What you are asked to do: Repeat the data below exactly, dropping any pictures it holds.

Source material:
───
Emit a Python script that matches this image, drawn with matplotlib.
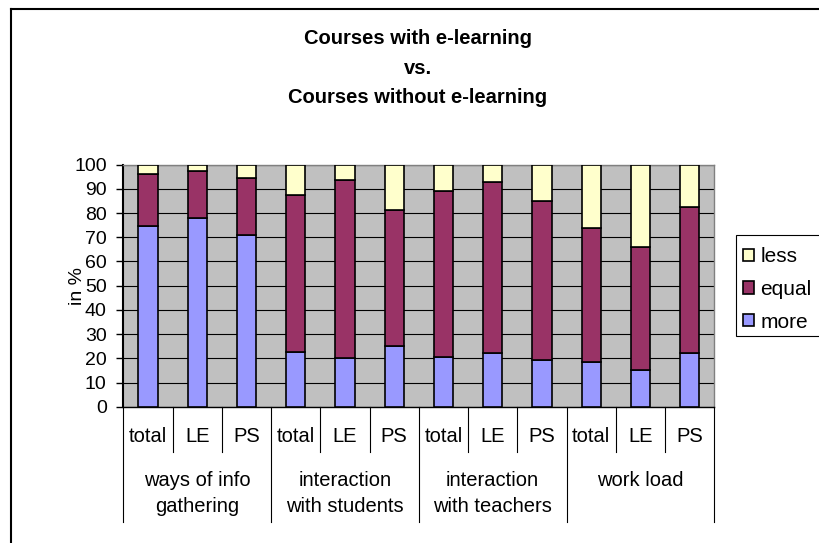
import matplotlib
matplotlib.use("Agg")
import matplotlib.pyplot as plt
from matplotlib.lines import Line2D
from matplotlib.patches import Patch, Rectangle
from matplotlib.transforms import blended_transform_factory
import numpy as np

plt.rcParams["font.family"] = ["Liberation Sans", "DejaVu Sans"]

# data (percent)
groups = ["ways of info\ngathering", "interaction\nwith students",
          "interaction\nwith teachers", "work load"]
subgroups = ["total", "LE", "PS"]
more = [74.5, 78.0, 71.0, 22.7, 20.3, 25.2, 20.5, 22.2, 19.1, 18.3, 15.3, 22.2]
equal = [21.8, 19.6, 23.6, 64.8, 73.2, 56.1, 68.8, 70.6, 65.9, 55.7, 50.7, 60.3]
less = [3.7, 2.4, 5.4, 12.5, 6.5, 18.7, 10.7, 7.2, 15.0, 26.0, 34.0, 17.5]

W, H = 819, 543
fig = plt.figure(figsize=(W / 100, H / 100), dpi=100)

def fy(py):
    # pixel row -> figure fraction
    return 1 - py / H

# plot area
x0, x1, y_top, y_bot = 123.3, 714.3, 164.7, 406.7
ax = fig.add_axes([x0 / W, fy(y_bot), (x1 - x0) / W, (y_bot - y_top) / H])

x = np.arange(len(more))
bw = 0.39
bot2 = np.array(more) + np.array(equal)
ax.bar(x, more, bw, color="#9999FF", edgecolor="black", linewidth=1.2, zorder=3)
ax.bar(x, equal, bw, bottom=more, color="#993366", edgecolor="black", linewidth=1.2, zorder=3)
ax.bar(x, less, bw, bottom=bot2, color="#FFFFCC", edgecolor="black", linewidth=1.2, zorder=3)

ax.set_xlim(-0.5, len(more) - 0.5)
ax.set_ylim(0, 100)
ax.set_facecolor("#C0C0C0")
ax.set_yticks(range(0, 101, 10))
ax.tick_params(axis="y", labelsize=14, length=5, width=1, pad=7, color="black")
ax.set_xticks([])
ax.grid(axis="y", color="black", linewidth=0.8, zorder=1)
ax.set_axisbelow(True)
ax.spines["left"].set_linewidth(1.5)
ax.spines["bottom"].set_linewidth(1.0)
for s in ["top", "right"]:
    ax.spines[s].set_color("#808080")
    ax.spines[s].set_linewidth(1.0)

fig.text(77 / W, fy(286), "in %", rotation=90, ha="center", va="center", fontsize=14)

# category labels under the axis
trans = blended_transform_factory(ax.transData, fig.transFigure)
for i in x:
    ax.text(i, fy(436.7), subgroups[i % 3], transform=trans,
            ha="center", va="center", fontsize=14.5)
for g, name in enumerate(groups):
    cx = g * 3 + 1
    for k, line in enumerate(name.split("\n")):
        ax.text(cx, fy(480 + 27 * k), line, transform=trans,
                ha="center", va="center", fontsize=14.5)

for i in range(len(more) + 1):
    b = i - 0.5
    end = 521.7 if i % 3 == 0 else 451.7
    fig.add_artist(Line2D([b, b], [fy(y_bot), fy(end)], transform=trans,
                          color="black", linewidth=0.8))

# title
title_lines = ["Courses with e-learning", "vs.", "Courses without e-learning"]
for k, t in enumerate(title_lines):
    fig.text(418 / W, fy(38.5 + 29.5 * k), t, ha="center", va="center",
             fontsize=14.5, fontweight="bold")

# chart border (left and top edges visible)
fig.add_artist(Line2D([11 / W, 11 / W], [0, fy(9)], color="black", linewidth=1.5))
fig.add_artist(Line2D([11 / W, 1], [fy(9), fy(9)], color="black", linewidth=1.5))

# legend box runs off the right edge of the picture
fig.add_artist(Rectangle((735.7 / W, fy(336)), 100 / W, 101 / H,
                         transform=fig.transFigure, facecolor="white",
                         edgecolor="black", linewidth=0.8))
handles = [Patch(facecolor="#FFFFCC", edgecolor="black", linewidth=1.2),
           Patch(facecolor="#993366", edgecolor="black", linewidth=1.2),
           Patch(facecolor="#9999FF", edgecolor="black", linewidth=1.2)]
leg = fig.legend(handles, ["less", "equal", "more"], loc="upper left",
                 bbox_to_anchor=(730 / W, fy(235)), frameon=False,
                 borderaxespad=0, handlelength=0.55, handleheight=0.55,
                 handletextpad=0.3, labelspacing=0.65, borderpad=0.6, fontsize=15)

fig.savefig("out.png", dpi=100)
───
Task output:
Emit a Python script that matches this image, drawn with matplotlib.
import matplotlib
matplotlib.use("Agg")
import matplotlib.pyplot as plt
from matplotlib.lines import Line2D
from matplotlib.patches import Patch, Rectangle
from matplotlib.transforms import blended_transform_factory
import numpy as np

plt.rcParams["font.family"] = ["Liberation Sans", "DejaVu Sans"]

# data (percent)
groups = ["ways of info\ngathering", "interaction\nwith students",
          "interaction\nwith teachers", "work load"]
subgroups = ["total", "LE", "PS"]
more = [74.5, 78.0, 71.0, 22.7, 20.3, 25.2, 20.5, 22.2, 19.1, 18.3, 15.3, 22.2]
equal = [21.8, 19.6, 23.6, 64.8, 73.2, 56.1, 68.8, 70.6, 65.9, 55.7, 50.7, 60.3]
less = [3.7, 2.4, 5.4, 12.5, 6.5, 18.7, 10.7, 7.2, 15.0, 26.0, 34.0, 17.5]

W, H = 819, 543
fig = plt.figure(figsize=(W / 100, H / 100), dpi=100)

def fy(py):
    # pixel row -> figure fraction
    return 1 - py / H

# plot area
x0, x1, y_top, y_bot = 123.3, 714.3, 164.7, 406.7
ax = fig.add_axes([x0 / W, fy(y_bot), (x1 - x0) / W, (y_bot - y_top) / H])

x = np.arange(len(more))
bw = 0.39
bot2 = np.array(more) + np.array(equal)
ax.bar(x, more, bw, color="#9999FF", edgecolor="black", linewidth=1.2, zorder=3)
ax.bar(x, equal, bw, bottom=more, color="#993366", edgecolor="black", linewidth=1.2, zorder=3)
ax.bar(x, less, bw, bottom=bot2, color="#FFFFCC", edgecolor="black", linewidth=1.2, zorder=3)

ax.set_xlim(-0.5, len(more) - 0.5)
ax.set_ylim(0, 100)
ax.set_facecolor("#C0C0C0")
ax.set_yticks(range(0, 101, 10))
ax.tick_params(axis="y", labelsize=14, length=5, width=1, pad=7, color="black")
ax.set_xticks([])
ax.grid(axis="y", color="black", linewidth=0.8, zorder=1)
ax.set_axisbelow(True)
ax.spines["left"].set_linewidth(1.5)
ax.spines["bottom"].set_linewidth(1.0)
for s in ["top", "right"]:
    ax.spines[s].set_color("#808080")
    ax.spines[s].set_linewidth(1.0)

fig.text(77 / W, fy(286), "in %", rotation=90, ha="center", va="center", fontsize=14)

# category labels under the axis
trans = blended_transform_factory(ax.transData, fig.transFigure)
for i in x:
    ax.text(i, fy(436.7), subgroups[i % 3], transform=trans,
            ha="center", va="center", fontsize=14.5)
for g, name in enumerate(groups):
    cx = g * 3 + 1
    for k, line in enumerate(name.split("\n")):
        ax.text(cx, fy(480 + 27 * k), line, transform=trans,
                ha="center", va="center", fontsize=14.5)

for i in range(len(more) + 1):
    b = i - 0.5
    end = 521.7 if i % 3 == 0 else 451.7
    fig.add_artist(Line2D([b, b], [fy(y_bot), fy(end)], transform=trans,
                          color="black", linewidth=0.8))

# title
title_lines = ["Courses with e-learning", "vs.", "Courses without e-learning"]
for k, t in enumerate(title_lines):
    fig.text(418 / W, fy(38.5 + 29.5 * k), t, ha="center", va="center",
             fontsize=14.5, fontweight="bold")

# chart border (left and top edges visible)
fig.add_artist(Line2D([11 / W, 11 / W], [0, fy(9)], color="black", linewidth=1.5))
fig.add_artist(Line2D([11 / W, 1], [fy(9), fy(9)], color="black", linewidth=1.5))

# legend box runs off the right edge of the picture
fig.add_artist(Rectangle((735.7 / W, fy(336)), 100 / W, 101 / H,
                         transform=fig.transFigure, facecolor="white",
                         edgecolor="black", linewidth=0.8))
handles = [Patch(facecolor="#FFFFCC", edgecolor="black", linewidth=1.2),
           Patch(facecolor="#993366", edgecolor="black", linewidth=1.2),
           Patch(facecolor="#9999FF", edgecolor="black", linewidth=1.2)]
leg = fig.legend(handles, ["less", "equal", "more"], loc="upper left",
                 bbox_to_anchor=(730 / W, fy(235)), frameon=False,
                 borderaxespad=0, handlelength=0.55, handleheight=0.55,
                 handletextpad=0.3, labelspacing=0.65, borderpad=0.6, fontsize=15)

fig.savefig("out.png", dpi=100)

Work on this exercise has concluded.